* **The problem**:
Where a line holds the string "React", return that line.
>> Begin Data for processing
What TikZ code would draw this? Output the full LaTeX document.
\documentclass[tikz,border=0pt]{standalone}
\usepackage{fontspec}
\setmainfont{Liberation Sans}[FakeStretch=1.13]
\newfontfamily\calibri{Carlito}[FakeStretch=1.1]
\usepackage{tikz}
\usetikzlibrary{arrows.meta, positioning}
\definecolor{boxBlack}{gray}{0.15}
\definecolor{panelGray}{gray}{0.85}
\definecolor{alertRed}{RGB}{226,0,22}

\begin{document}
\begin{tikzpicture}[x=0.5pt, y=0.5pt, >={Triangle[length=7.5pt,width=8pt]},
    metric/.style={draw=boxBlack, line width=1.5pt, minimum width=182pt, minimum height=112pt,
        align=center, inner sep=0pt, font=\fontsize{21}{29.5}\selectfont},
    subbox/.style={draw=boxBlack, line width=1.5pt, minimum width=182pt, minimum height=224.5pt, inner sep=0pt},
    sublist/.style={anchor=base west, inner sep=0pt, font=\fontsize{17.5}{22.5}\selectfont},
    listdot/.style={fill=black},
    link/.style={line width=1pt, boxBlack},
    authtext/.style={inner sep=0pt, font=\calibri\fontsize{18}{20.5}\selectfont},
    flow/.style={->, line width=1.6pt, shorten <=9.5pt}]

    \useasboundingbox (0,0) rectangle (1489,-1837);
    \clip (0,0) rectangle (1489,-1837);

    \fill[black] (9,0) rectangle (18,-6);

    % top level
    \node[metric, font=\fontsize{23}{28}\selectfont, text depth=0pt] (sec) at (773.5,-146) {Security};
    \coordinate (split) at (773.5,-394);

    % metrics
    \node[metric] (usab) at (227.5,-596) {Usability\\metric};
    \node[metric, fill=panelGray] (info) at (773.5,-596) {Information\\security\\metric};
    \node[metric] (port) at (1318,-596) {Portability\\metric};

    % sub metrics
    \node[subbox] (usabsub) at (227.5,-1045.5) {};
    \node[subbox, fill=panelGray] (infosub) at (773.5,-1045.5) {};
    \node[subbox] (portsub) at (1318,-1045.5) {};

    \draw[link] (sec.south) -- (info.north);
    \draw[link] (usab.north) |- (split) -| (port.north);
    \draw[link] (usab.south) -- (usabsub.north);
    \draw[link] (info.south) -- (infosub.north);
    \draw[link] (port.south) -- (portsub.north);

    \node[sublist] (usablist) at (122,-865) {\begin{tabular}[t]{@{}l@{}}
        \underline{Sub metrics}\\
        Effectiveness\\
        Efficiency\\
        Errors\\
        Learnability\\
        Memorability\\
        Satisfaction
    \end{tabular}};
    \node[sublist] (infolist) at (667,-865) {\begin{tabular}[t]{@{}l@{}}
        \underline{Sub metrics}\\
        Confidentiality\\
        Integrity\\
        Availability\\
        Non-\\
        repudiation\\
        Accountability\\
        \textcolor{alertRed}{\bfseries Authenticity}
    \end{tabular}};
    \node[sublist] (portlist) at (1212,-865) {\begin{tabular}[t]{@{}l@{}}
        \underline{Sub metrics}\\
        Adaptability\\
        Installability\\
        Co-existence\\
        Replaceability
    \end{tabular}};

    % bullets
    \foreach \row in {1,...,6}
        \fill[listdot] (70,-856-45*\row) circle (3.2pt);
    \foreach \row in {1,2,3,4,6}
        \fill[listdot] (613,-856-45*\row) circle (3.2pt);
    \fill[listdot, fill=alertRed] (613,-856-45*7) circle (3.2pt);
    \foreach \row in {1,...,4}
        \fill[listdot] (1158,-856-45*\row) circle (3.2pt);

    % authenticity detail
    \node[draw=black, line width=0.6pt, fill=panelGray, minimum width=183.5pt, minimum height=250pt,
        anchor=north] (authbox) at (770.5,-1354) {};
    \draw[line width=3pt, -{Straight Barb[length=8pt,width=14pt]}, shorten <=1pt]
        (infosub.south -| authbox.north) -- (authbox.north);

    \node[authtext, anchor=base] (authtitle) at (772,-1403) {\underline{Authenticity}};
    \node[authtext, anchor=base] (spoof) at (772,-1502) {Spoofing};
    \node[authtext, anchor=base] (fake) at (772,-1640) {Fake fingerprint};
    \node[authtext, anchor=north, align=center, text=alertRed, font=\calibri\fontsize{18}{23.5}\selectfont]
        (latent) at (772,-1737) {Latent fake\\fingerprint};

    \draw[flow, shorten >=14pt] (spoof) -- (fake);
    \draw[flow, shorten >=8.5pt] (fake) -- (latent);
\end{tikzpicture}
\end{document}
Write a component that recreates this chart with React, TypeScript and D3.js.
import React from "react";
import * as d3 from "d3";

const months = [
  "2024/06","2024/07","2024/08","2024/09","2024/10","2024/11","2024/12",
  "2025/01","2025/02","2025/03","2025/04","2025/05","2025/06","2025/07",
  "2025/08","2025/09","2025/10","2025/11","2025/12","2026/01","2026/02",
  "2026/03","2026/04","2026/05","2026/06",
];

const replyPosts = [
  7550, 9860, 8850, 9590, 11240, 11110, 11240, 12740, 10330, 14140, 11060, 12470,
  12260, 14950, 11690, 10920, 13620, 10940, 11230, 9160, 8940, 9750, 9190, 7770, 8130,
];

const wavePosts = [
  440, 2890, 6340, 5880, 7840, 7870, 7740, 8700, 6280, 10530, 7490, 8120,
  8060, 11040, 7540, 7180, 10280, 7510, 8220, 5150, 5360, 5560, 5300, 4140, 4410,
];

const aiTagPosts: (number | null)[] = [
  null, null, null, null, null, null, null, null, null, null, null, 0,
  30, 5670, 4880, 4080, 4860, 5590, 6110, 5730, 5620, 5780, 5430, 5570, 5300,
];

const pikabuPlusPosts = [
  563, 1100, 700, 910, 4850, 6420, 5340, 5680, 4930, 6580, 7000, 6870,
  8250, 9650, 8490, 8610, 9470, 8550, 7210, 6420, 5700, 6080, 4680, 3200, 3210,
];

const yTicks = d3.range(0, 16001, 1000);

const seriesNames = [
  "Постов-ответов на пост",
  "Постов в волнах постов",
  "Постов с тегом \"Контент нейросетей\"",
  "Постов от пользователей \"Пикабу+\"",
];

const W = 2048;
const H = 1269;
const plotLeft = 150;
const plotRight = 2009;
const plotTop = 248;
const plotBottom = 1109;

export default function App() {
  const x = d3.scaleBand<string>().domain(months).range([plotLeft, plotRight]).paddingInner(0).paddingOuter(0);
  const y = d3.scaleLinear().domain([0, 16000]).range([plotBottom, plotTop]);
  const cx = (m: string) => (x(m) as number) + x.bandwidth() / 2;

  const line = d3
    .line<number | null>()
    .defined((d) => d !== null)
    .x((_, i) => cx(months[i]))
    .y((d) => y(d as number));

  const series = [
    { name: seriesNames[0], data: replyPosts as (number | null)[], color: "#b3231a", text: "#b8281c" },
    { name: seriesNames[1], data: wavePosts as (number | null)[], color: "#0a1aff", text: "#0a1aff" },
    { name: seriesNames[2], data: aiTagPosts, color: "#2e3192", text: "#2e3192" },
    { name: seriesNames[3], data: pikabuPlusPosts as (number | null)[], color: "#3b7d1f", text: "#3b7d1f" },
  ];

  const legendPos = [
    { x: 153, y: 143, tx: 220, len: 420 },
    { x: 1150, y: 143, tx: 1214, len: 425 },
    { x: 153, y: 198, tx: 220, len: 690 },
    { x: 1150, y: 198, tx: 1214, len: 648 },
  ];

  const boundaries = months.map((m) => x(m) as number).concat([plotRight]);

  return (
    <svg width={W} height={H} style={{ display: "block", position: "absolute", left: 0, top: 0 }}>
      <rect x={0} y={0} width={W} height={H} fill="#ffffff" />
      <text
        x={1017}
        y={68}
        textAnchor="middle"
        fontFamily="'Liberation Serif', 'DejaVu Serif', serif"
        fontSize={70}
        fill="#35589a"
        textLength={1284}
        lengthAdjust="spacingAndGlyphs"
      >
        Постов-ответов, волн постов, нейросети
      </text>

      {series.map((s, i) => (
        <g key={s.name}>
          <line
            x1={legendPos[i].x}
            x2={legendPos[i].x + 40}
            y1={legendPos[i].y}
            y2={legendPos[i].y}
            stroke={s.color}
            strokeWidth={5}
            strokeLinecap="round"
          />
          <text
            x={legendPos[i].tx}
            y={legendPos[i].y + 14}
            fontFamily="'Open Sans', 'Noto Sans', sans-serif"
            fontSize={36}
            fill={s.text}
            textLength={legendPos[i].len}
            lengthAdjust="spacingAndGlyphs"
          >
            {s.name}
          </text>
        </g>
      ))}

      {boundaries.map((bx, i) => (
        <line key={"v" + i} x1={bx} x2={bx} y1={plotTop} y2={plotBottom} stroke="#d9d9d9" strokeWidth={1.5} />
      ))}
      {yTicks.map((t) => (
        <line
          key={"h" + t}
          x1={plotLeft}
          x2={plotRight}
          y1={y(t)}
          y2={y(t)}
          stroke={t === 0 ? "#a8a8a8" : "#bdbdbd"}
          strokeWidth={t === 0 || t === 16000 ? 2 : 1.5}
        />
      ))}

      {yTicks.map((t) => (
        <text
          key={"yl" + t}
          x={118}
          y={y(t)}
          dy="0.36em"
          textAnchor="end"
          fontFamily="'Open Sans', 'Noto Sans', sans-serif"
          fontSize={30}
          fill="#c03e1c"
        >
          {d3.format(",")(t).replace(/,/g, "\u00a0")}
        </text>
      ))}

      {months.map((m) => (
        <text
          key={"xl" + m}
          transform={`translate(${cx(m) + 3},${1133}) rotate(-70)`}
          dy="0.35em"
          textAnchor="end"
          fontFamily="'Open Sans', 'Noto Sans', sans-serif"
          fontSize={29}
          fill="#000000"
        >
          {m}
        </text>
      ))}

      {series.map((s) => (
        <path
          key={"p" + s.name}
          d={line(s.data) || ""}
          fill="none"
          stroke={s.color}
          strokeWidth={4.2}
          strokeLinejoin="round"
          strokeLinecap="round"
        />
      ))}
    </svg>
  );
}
>> End Data for processing
* **Task result**:
Write a component that recreates this chart with React, TypeScript and D3.js.
import React from "react";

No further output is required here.